The NFL on CBS TV broadcast playbook is the most difficult of any that Romo will be asked to master. Kickoff for preseason games is four and a half months away. That leaves very little time to develop chemistry with Nantz, learn AFC personnel, team schemes, timing--how quickly and immediately to articulate analytical talking points, instant replays, and everything else that a game broadcast entails.
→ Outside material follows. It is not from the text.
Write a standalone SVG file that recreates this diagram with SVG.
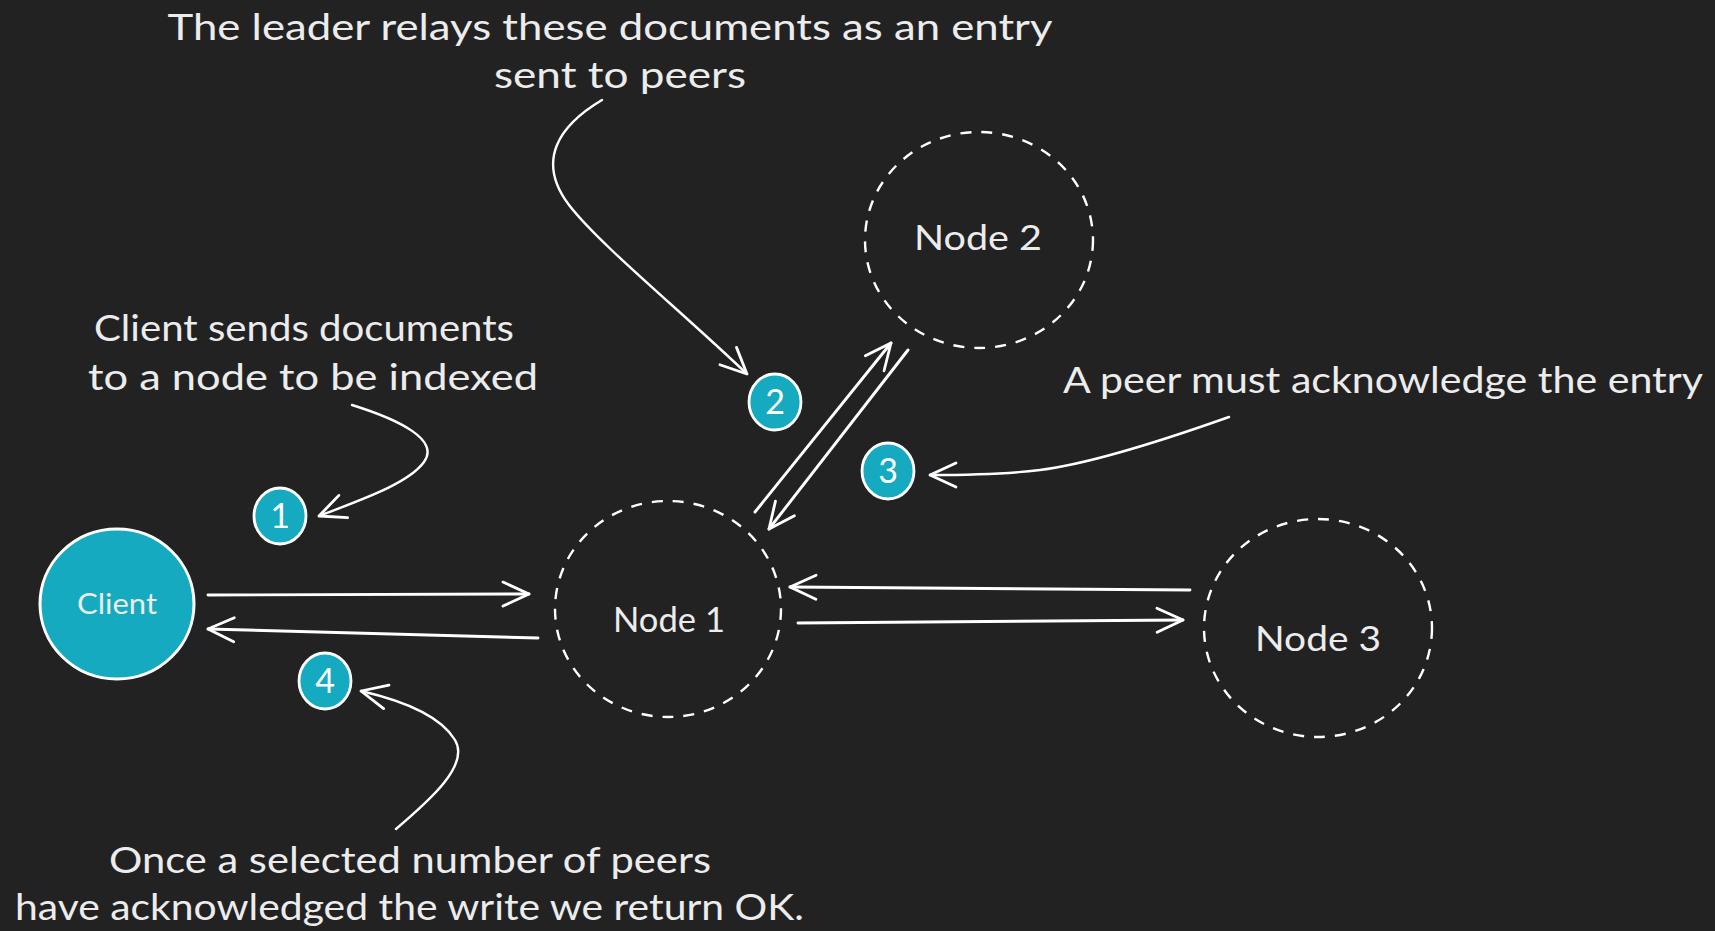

As an instructor now who teaches it and a broadcaster who has logged thousands of hours on live TV, this stuff is simply not as easy as it looks and sounds. Simms made it appear simple, because he was a pro, but he was rocky when first starting out. Every analyst succeeds via a different learning curve. And Romo too will undoubtedly fail and make mistakes early on. How far he goes eventually depends on what he says, how he says it and looking and sounding good while he says it. The network will have to exercise patience with Romo too, as it does all newcomers, because Romo is untested and to this day unproven in this capacity.